At the building level: service size and condition, meter bank configuration and labeling, main disconnect operation, and the condition of the feeders serving each unit panel. In three-flats and six-flats, improperly separated neutrals between units are a common and potentially dangerous finding — we test for this specifically. We also check the basement common areas, laundry rooms, and any shared mechanical spaces.

At the unit level: receptacle grounding, polarity, and GFCI/AFCI coverage; switch and fixture function; visible wiring type and condition; smoke and CO detector presence. For individual condo inspections, we note which electrical items are unit-owner responsibility versus building/HOA responsibility, which helps buyers understand what they're buying into beyond the four walls of the unit.

The written report is organized so buyer attorneys and condo board managers can parse it quickly. We deliver within 48 hours of the on-site visit.
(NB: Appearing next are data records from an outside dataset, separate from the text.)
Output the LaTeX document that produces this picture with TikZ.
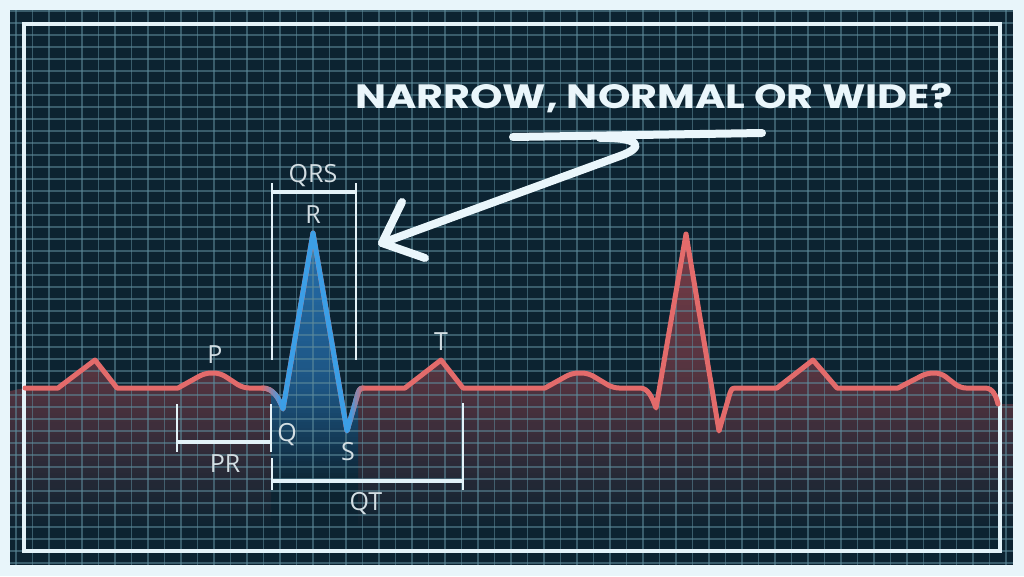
\documentclass[tikz,border=0pt]{standalone}
\usepackage{fontspec}
\setmainfont{Open Sans}
\newfontfamily\hand{Poppins}

\definecolor{outerbg}{HTML}{E8F5FA}
\definecolor{panel}{HTML}{0C2331}
\definecolor{gridc}{HTML}{5E8C9C}
\definecolor{framec}{HTML}{E3F2F8}
\definecolor{ecgred}{HTML}{E36B6B}
\definecolor{ecgfill}{HTML}{C04C55}
\definecolor{ecgblue}{HTML}{3C9EE6}
\definecolor{bluefill}{HTML}{2C82CC}
\definecolor{labelc}{HTML}{D3DEE3}
\definecolor{marker}{HTML}{EAF6FB}

\def\ecgpath{(25,388) -- (58,388) -- (95,360) -- (117,388) -- (178,388)
  [rounded corners=6pt] -- (205,373) -- (220,373) -- (243,388) [sharp corners] -- (263,388)
  .. controls (273,388) and (279,398) .. (283,409) -- (313,233) -- (347,431) -- (358,393)
  .. controls (360,388) .. (366,388) -- (405,388) -- (441,360) -- (463,388) -- (545,388)
  [rounded corners=6pt] -- (572,373) -- (588,373) -- (613,388) [sharp corners] -- (640,388)
  .. controls (648,388) and (652,397) .. (656,408) -- (686,234) -- (719,431) -- (730,393)
  .. controls (732,388) .. (738,388) -- (777,388) -- (813,360) -- (837,388) -- (898,388)
  [rounded corners=6pt] -- (927,373) -- (941,373) -- (960,388) [sharp corners] -- (985,388)
  .. controls (993,388) and (996,396) .. (998,404)}

\def\qrspath{(262,388) .. controls (273,388) and (279,398) .. (283,409) -- (313,233)
  -- (347,431) -- (358,393) .. controls (360,388) .. (366,388)}

\tikzset{
  gridline/.style={draw=gridc, line width=1.4pt, draw opacity=0.55},
  trace/.style={line width=5pt, line join=round, line cap=round},
  lab/.style={text=labelc, font=\fontsize{25}{25}\selectfont, inner sep=0pt, anchor=base},
  bar/.style={draw=framec, line width=4pt},
  tick/.style={draw=framec, line width=1.5pt},
  pen/.style={draw=marker, line width=8pt, line cap=round, line join=round}
}

\begin{document}
\begin{tikzpicture}[x=1pt,y=-1pt]
\useasboundingbox (0,0) rectangle (1024,576);
\fill[outerbg] (0,0) rectangle (1024,576);
\fill[panel] (10,10) rectangle (1013,565);

% red fill under trace (banded gradient)
\begin{scope}
  \clip (0,0) rectangle (271,576) (358,0) rectangle (1024,576);
  \clip (10,391) -- \ecgpath -- (1013,404) -- (1013,565) -- (10,565) -- cycle;
  \foreach \y in {230,233,...,545} {
    \pgfmathtruncatemacro\p{ifthenelse(\y<388, 60-(\y-234)*22/154, max(0,38-(\y-388)*38/142))}
    \fill[ecgfill!\p!panel] (10,\y) rectangle (1013,{\y+3.5});
  }
\end{scope}

% blue fill under QRS (banded gradient)
\begin{scope}
  \clip (271,200) rectangle (358,500);
  \clip \qrspath -- (366,490) -- (262,490) -- cycle;
  \foreach \y in {230,233,...,490} {
    \pgfmathtruncatemacro\p{ifthenelse(\y<388, 80-(\y-233)*28/155, max(0,52-(\y-388)*52/97))}
    \fill[bluefill!\p!panel] (262,\y) rectangle (366,{\y+3.5});
  }
\end{scope}

% grid
\foreach \i in {0,...,60} \draw[gridline] ({16+16.5*\i},10) -- ({16+16.5*\i},565);
\foreach \j in {0,...,46} \draw[gridline] (10,{11+12*\j}) -- (1013,{11+12*\j});

% frame
\draw[draw=framec, line width=4.5pt] (24,24) rectangle (1000,551);

% trace
\draw[ecgred, trace] \ecgpath;
\foreach \k [evaluate=\k as \c using int(10*\k+5)] in {0,...,9} {
  \begin{scope}
    \clip ({261+2*\k},200) rectangle ({263.4+2*\k},450);
    \draw[trace, draw=ecgblue!\c!ecgred] \qrspath;
  \end{scope}
}
\begin{scope}
  \clip (281,200) rectangle (350.3,450);
  \draw[trace, draw=ecgblue] \qrspath;
\end{scope}
\foreach \k [evaluate=\k as \c using int(94-12*\k)] in {0,...,7} {
  \begin{scope}
    \clip ({350+1.75*\k},200) rectangle ({352.1+1.75*\k},450);
    \draw[trace, draw=ecgblue!\c!ecgred] \qrspath;
  \end{scope}
}

% brackets
\draw[tick] (272,183) -- (272,360);
\draw[tick] (356,183) -- (356,360);
\draw[bar] (272,192) -- (356,192);
\draw[tick] (177,404) -- (177,452);
\draw[tick] (271,404) -- (271,452);
\draw[bar] (177,442) -- (271,442);
\draw[tick] (272,458) -- (272,490);
\draw[tick] (463,403) -- (463,490);
\draw[bar] (272,481) -- (463,481);

% labels
\node[lab] (lQRS) at (313,182) {QRS};
\node[lab] (lR) at (313,223) {R};
\node[lab] (lP) at (215,363) {P};
\node[lab] (lT) at (441,350) {T};
\node[lab] (lQ) at (287,441) {Q};
\node[lab] (lS) at (348,460) {S};
\node[lab] (lPR) at (225,472) {PR};
\node[lab] (lQT) at (366,510) {QT};

% handwritten question and arrow
\node[anchor=base west, inner sep=0pt, text=marker] (quest) at (355,108)
  {\resizebox{597pt}{25pt}{\hand\bfseries NARROW, NORMAL OR WIDE?}};
\draw[pen] (513,137) -- (762,133);
\draw[pen] (600,138) .. controls (636,137) and (648,146) .. (620,156) -- (382,243);
\draw[pen] (402,202) -- (382,243) -- (425,258);
\end{tikzpicture}
\end{document}
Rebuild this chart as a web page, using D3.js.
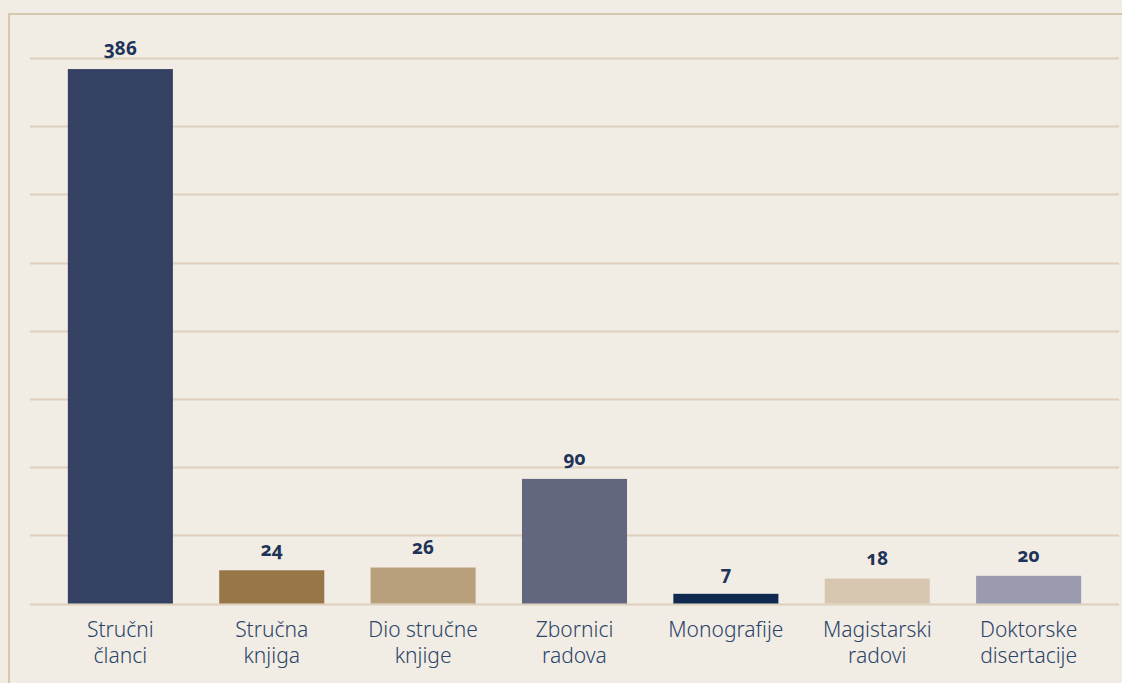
<!DOCTYPE html>
<html>
<head>
<meta charset="utf-8">
<script src="https://cdn.jsdelivr.net/npm/d3@7"></script>
<style>
  html, body { margin: 0; padding: 0; background: #f1ece4; }
  svg { display: block; }
  .value { font-family: "Noto Sans", Lato, sans-serif; font-weight: 700; font-variant-numeric: oldstyle-nums; fill: #1d3358; }
  .cat { font-family: "Noto Sans", Lato, sans-serif; font-weight: 300; fill: #2c4468; }
</style>
</head>
<body>
<svg id="chart" width="1122" height="683"></svg>
<script>
// Publications by type
const categories = [
  ["Stručni", "članci"],
  ["Stručna", "knjiga"],
  ["Dio stručne", "knjige"],
  ["Zbornici", "radova"],
  ["Monografije"],
  ["Magistarski", "radovi"],
  ["Doktorske", "disertacije"]
];
const values = [386, 24, 26, 90, 7, 18, 20];
const colors = ["#344162", "#977748", "#b8a07c", "#62667f", "#0f2a4e", "#d7c7b0", "#9a9bae"];
const yMax = 394;
const gridCount = 8;

const W = 1122, H = 683;
const svg = d3.select("#chart");

// outer frame
svg.append("rect")
  .attr("x", 9).attr("y", 14)
  .attr("width", W + 20).attr("height", H + 20)
  .attr("fill", "#f1ece4")
  .attr("stroke", "#d6c7af").attr("stroke-width", 2);

const x = d3.scaleBand()
  .domain(d3.range(categories.length))
  .range([30, 1119])
  .paddingInner(0.306)
  .paddingOuter(0.25);

const y = d3.scaleLinear().domain([0, yMax]).range([603.5, 58]);

// horizontal grid
const gridVals = d3.range(gridCount + 1).map(i => i * yMax / gridCount);
svg.append("g")
  .selectAll("line")
  .data(gridVals)
  .join("line")
  .attr("x1", 30).attr("x2", 1119)
  .attr("y1", d => Math.round(y(d)) + 0.5)
  .attr("y2", d => Math.round(y(d)) + 0.5)
  .attr("stroke", "#ddd0bc").attr("stroke-width", 2);

// bars
svg.append("g")
  .selectAll("rect")
  .data(values)
  .join("rect")
  .attr("x", (d, i) => x(i))
  .attr("width", x.bandwidth())
  .attr("y", d => y(d))
  .attr("height", d => y(0) - y(d))
  .attr("fill", (d, i) => colors[i]);

// value labels
svg.append("g")
  .selectAll("text")
  .data(values)
  .join("text")
  .attr("class", "value")
  .attr("x", (d, i) => x(i) + x.bandwidth() / 2)
  .attr("y", d => y(d) - 14)
  .attr("text-anchor", "middle")
  .attr("font-size", 19)
  .text(d => d);

// category labels
const cats = svg.append("g")
  .selectAll("text")
  .data(categories)
  .join("text")
  .attr("class", "cat")
  .attr("text-anchor", "middle")
  .attr("font-size", 21)
  .attr("x", (d, i) => x(i) + x.bandwidth() / 2)
  .attr("y", 637);
cats.selectAll("tspan")
  .data(d => d)
  .join("tspan")
  .attr("x", function () { return this.parentNode.getAttribute("x"); })
  .attr("dy", (d, j) => j === 0 ? 0 : 25.5)
  .text(d => d);
</script>
</body>
</html>
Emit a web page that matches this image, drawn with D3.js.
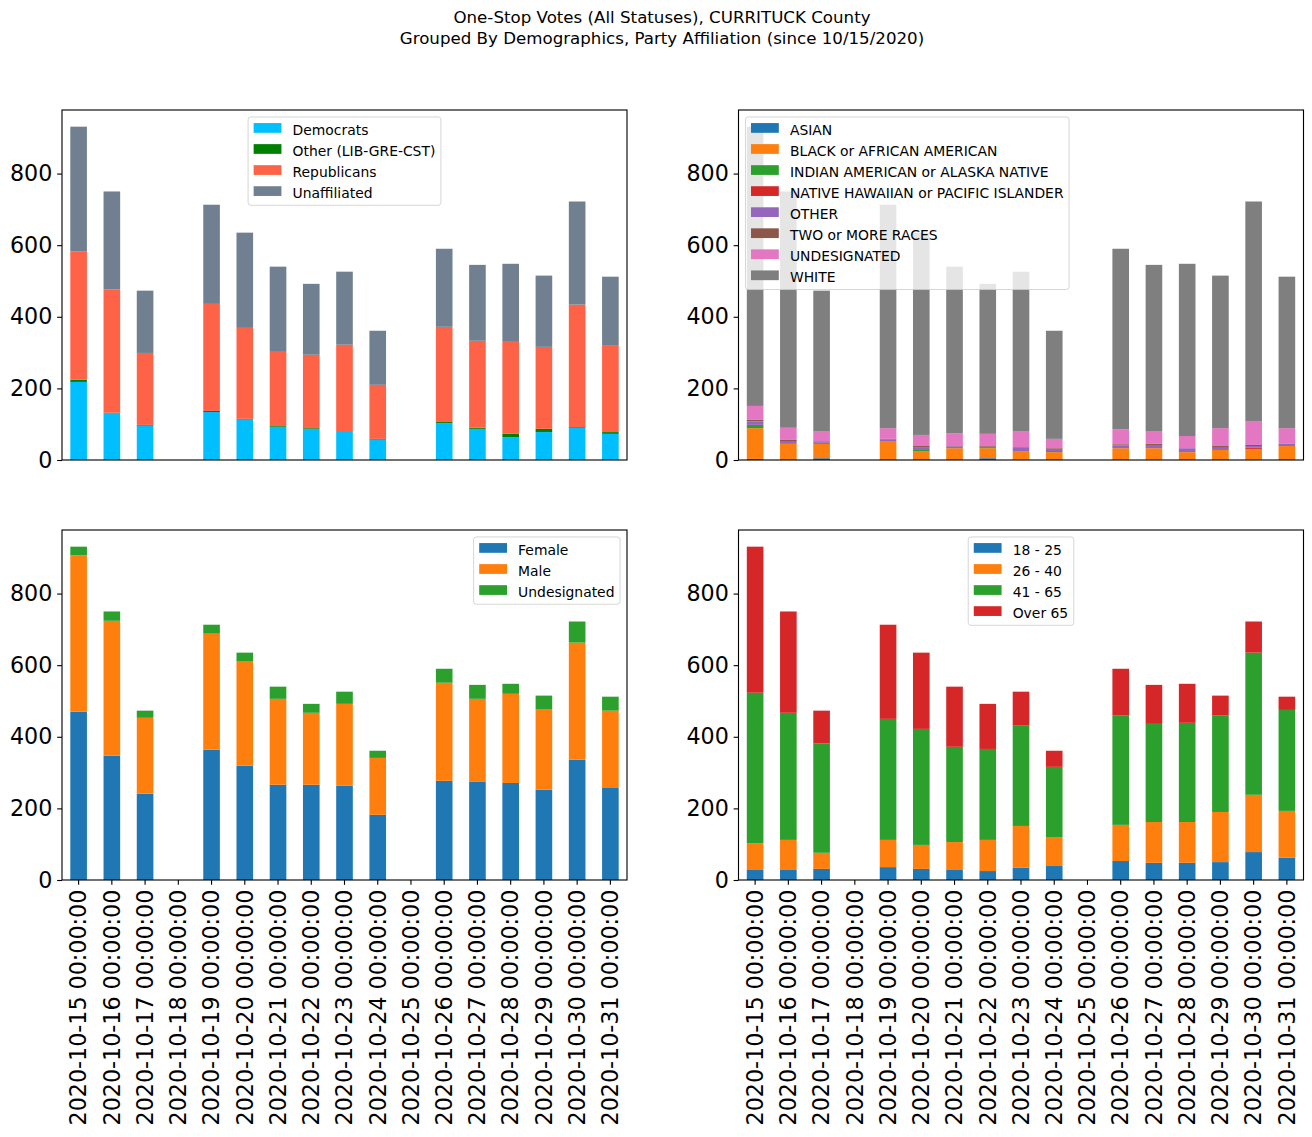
<!DOCTYPE html>
<html><head><meta charset="utf-8">
<script src="https://cdn.jsdelivr.net/npm/d3@7"></script>
<style>
body{margin:0;background:#fff}
svg{display:block}
text{font-family:"DejaVu Sans",sans-serif}
</style>
</head><body>
<svg id="c" width="1312" height="1137"></svg>
<script>
const dates = ["2020-10-15 00:00:00","2020-10-16 00:00:00","2020-10-17 00:00:00","2020-10-18 00:00:00","2020-10-19 00:00:00","2020-10-20 00:00:00","2020-10-21 00:00:00","2020-10-22 00:00:00","2020-10-23 00:00:00","2020-10-24 00:00:00","2020-10-25 00:00:00","2020-10-26 00:00:00","2020-10-27 00:00:00","2020-10-28 00:00:00","2020-10-29 00:00:00","2020-10-30 00:00:00","2020-10-31 00:00:00"];
const yTicks = [0,200,400,600,800];
const titleLines = ["One-Stop Votes (All Statuses), CURRITUCK County","Grouped By Demographics, Party Affiliation (since 10/15/2020)"];

// Party affiliation
const partyKeys = ["Democrats","Other (LIB-GRE-CST)","Republicans","Unaffiliated"];
const partyColors = ["#00bfff","#008000","#ff6347","#708090"];
const democrats    = [218,131,96,0,134,113,93,87,81,57,0,103,87,64,78,90,73];
const otherParty   = [6,1,2,0,3,2,2,2,0,2,0,3,3,9,9,2,5];
const republicans  = [358,344,201,0,299,254,207,205,241,151,0,266,243,257,229,342,241];
const unaffiliated = [349,274,174,0,277,266,238,198,204,151,0,218,212,218,199,288,193];

// Race
const raceKeys = ["ASIAN","BLACK or AFRICAN AMERICAN","INDIAN AMERICAN or ALASKA NATIVE","NATIVE HAWAIIAN or PACIFIC ISLANDER","OTHER","TWO or MORE RACES","UNDESIGNATED","WHITE"];
const raceColors = ["#1f77b4","#ff7f0e","#2ca02c","#d62728","#9467bd","#8c564b","#e377c2","#7f7f7f"];
const asian        = [3,0,5,0,0,2,2,5,1,2,0,0,1,0,2,1,2];
const black        = [86,45,40,0,53,23,31,28,24,20,0,33,32,22,26,30,37];
const indian       = [9,0,3,0,0,3,0,3,0,3,0,0,0,0,0,0,0];
const hawaiian     = [0,0,0,0,0,0,0,0,0,0,0,0,0,0,0,3,0];
const otherRace    = [10,8,4,0,5,8,5,1,11,6,0,8,9,11,6,5,6];
const twoOrMore    = [4,3,1,0,1,3,1,2,0,2,0,3,3,0,5,3,0];
const undesRace    = [39,34,28,0,30,31,36,34,45,26,0,42,36,34,50,67,44];
const white        = [780,660,392,0,624,565,465,419,445,302,0,504,464,481,426,613,423];

// Gender
const genderKeys = ["Female","Male","Undesignated"];
const genderColors = ["#1f77b4","#ff7f0e","#2ca02c"];
const female       = [470,347,241,0,364,319,266,266,263,182,0,277,274,271,252,336,257];
const male         = [437,377,212,0,324,291,240,201,229,159,0,274,232,249,224,327,216];
const undesGender  = [24,26,20,0,25,25,34,25,34,20,0,39,39,28,39,59,39];

// Age
const ageKeys = ["18 - 25","26 - 40","41 - 65","Over 65"];
const ageColors = ["#1f77b4","#ff7f0e","#2ca02c","#d62728"];
const age18_25 = [28,28,31,0,36,31,28,25,34,39,0,53,48,48,50,78,62];
const age26_40 = [75,84,45,0,76,67,78,87,117,81,0,101,114,114,140,160,131];
const age41_65 = [420,355,305,0,338,324,266,254,280,196,0,305,274,277,269,397,282];
const ageOver65 = [408,283,92,0,263,213,168,126,95,45,0,131,109,109,56,87,37];

const panels = [
  {x0:62,  y0:110, keys:partyKeys,  colors:partyColors,  series:[democrats,otherParty,republicans,unaffiliated], legend:"center", showX:false},
  {x0:738.5, y0:110, keys:raceKeys,   colors:raceColors,   series:[asian,black,indian,hawaiian,otherRace,twoOrMore,undesRace,white], legend:"left", showX:false},
  {x0:62,  y0:530, keys:genderKeys, colors:genderColors, series:[female,male,undesGender], legend:"right", showX:true},
  {x0:738.5, y0:530, keys:ageKeys,    colors:ageColors,    series:[age18_25,age26_40,age41_65,ageOver65], legend:"center", showX:true}
];

const W = 565, H = 350;
const TICK = 22.2, LEG = 13.9, PT = 1.389;
const svg = d3.select("#c");

// title
svg.append("g").selectAll("text").data(titleLines).join("text")
  .attr("x", 662).attr("y", (d,i)=> 23 + i*21.4)
  .attr("text-anchor","middle").attr("font-size",16.67).attr("fill","#000")
  .text(d=>d);

panels.forEach(p => {
  const rows = dates.map((d,i) => {
    const r = {date:d};
    p.keys.forEach((k,j)=> r[k] = p.series[j][i]);
    return r;
  });
  const stacked = d3.stack().keys(p.keys)(rows);
  const maxTotal = d3.max(rows, r => d3.sum(p.keys, k => r[k]));
  const x = d3.scaleBand().domain(dates).range([0,W]).paddingInner(0.5).paddingOuter(0.25);
  const y = d3.scaleLinear().domain([0, maxTotal*1.05]).range([H,0]);
  const g = svg.append("g").attr("transform",`translate(${p.x0},${p.y0})`);

  g.selectAll("g.layer").data(stacked).join("g").attr("class","layer")
    .attr("fill",(d,i)=>p.colors[i])
    .selectAll("rect").data(d=>d).join("rect")
    .attr("x", d=>x(d.data.date)).attr("width", x.bandwidth())
    .attr("y", d=>y(d[1])).attr("height", d=>Math.max(0, y(d[0])-y(d[1])));

  // y axis
  const ya = g.append("g").call(d3.axisLeft(y).tickValues(yTicks).tickSize(3.5*PT).tickPadding(3.5*PT));
  ya.select(".domain").remove();
  ya.selectAll("line").attr("stroke","#000").attr("stroke-width",0.8*PT);
  ya.selectAll("text").attr("font-size",TICK).attr("font-family","DejaVu Sans").attr("fill","#000");

  if (p.showX) {
    const xa = g.append("g").attr("transform",`translate(0,${H})`)
      .call(d3.axisBottom(x).tickSize(3.5*PT).tickPadding(3.5*PT));
    xa.select(".domain").remove();
    xa.selectAll("line").attr("stroke","#000").attr("stroke-width",0.8*PT);
    xa.selectAll("text").attr("font-size",TICK).attr("font-family","DejaVu Sans").attr("fill","#000")
      .attr("transform","rotate(-90)").attr("text-anchor","end")
      .attr("x", -7*PT).attr("y",0).attr("dy","0.35em");
  }

  // spines
  g.append("rect").attr("x",0).attr("y",0).attr("width",W).attr("height",H)
    .attr("fill","none").attr("stroke","#000").attr("stroke-width",0.8*PT);

  // legend
  const lg = g.append("g");
  const box = lg.append("rect");
  const items = lg.selectAll("g.item").data(p.keys).join("g").attr("class","item");
  const rowStep = 21.05, firstC = 11;
  items.append("rect").attr("x",5.56).attr("y",(d,i)=>firstC + i*rowStep - 4.87)
    .attr("width",27.8).attr("height",9.73).attr("fill",(d,i)=>p.colors[i]);
  const texts = items.append("text").attr("x",5.56+27.8+11.12).attr("y",(d,i)=>firstC + i*rowStep + 6.7)
    .attr("font-size",LEG).attr("fill","#000").text(d=>d);
  let tw = 0; texts.each(function(){ tw = Math.max(tw, this.getComputedTextLength()); });
  const bw = 50.04 + tw;
  const bh = 2*5.56 + p.keys.length*14.1 + (p.keys.length-1)*6.95;
  box.attr("width",bw).attr("height",bh).attr("rx",2.8).attr("ry",2.8)
    .attr("fill","#fff").attr("fill-opacity",0.8)
    .attr("stroke","#cccccc").attr("stroke-opacity",0.8).attr("stroke-width",1);
  const pad = 0.5*LEG;
  let lx;
  if (p.legend === "center") lx = W/2 - bw/2;
  else if (p.legend === "left") lx = pad;
  else lx = W - pad - bw;
  lg.attr("transform",`translate(${lx},${pad})`);
});
</script>
</body></html>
Common Inspection Findings in Lakeview

  • Federal Pacific Stab-Lok and Zinsco panels — Common in buildings constructed or renovated in the 1960s–70s along Broadway and Diversey. These panels have documented failure-to-trip characteristics and are now frequently flagged by insurance underwriters at renewal. We document panel brand, age, and condition so buyers and insurers have a clear picture.
  • Shared neutrals in condo conversions — When a three-flat was wired as a single building and later divided into condos, circuits often share neutrals between units. In modern systems with AFCI breakers, this trips breakers constantly. In older systems, it's a latent fault that can cause shocks or fire.
  • Ungrounded outlets in vintage condos — Three-prong outlets in pre-1965 units are commonly "bootleg grounded" — the third prong is present but not connected to an actual ground. A standard outlet tester won't catch this; we use a dedicated circuit analyzer.
  • Knob-and-tube wiring in pre-1925 stock — Still active in some of the oldest buildings near Belmont and Clark. Insurance implications are significant.
  • Missing GFCI protection in kitchens and bathrooms — Common in any unit that hasn't had a dedicated kitchen or bath remodel since the 1990s.
  • Overcrowded panels and double-tapped breakers — Signs of circuits being added over time without proper planning, common in condo buildings where individual owners have made electrical additions without permits.

Why Lakeview Residents Choose E&P Electric

Lakeview's dense, multi-unit housing stock requires an inspector who understands how these buildings were constructed and how they've been modified over time. E&P Electric has worked inside Lakeview's three-flats, six-flats, and courtyard buildings for decades — we've done panel replacements in buildings off Sheridan, metering separations along Clark, and circuit repairs in vintage condos throughout Wrigleyville and the Southport Corridor. We know what to look for.

We also understand the HOA dynamic. Condo buyers need to know which electrical deficiencies are their problem versus the building's problem. We write our reports with that distinction clearly noted, which helps buyers and their attorneys structure repair requests correctly.

For HOAs and property managers coordinating a building-wide assessment, we inspect multiple units in a coordinated visit and produce a single master report covering building-scope and unit-scope findings separately.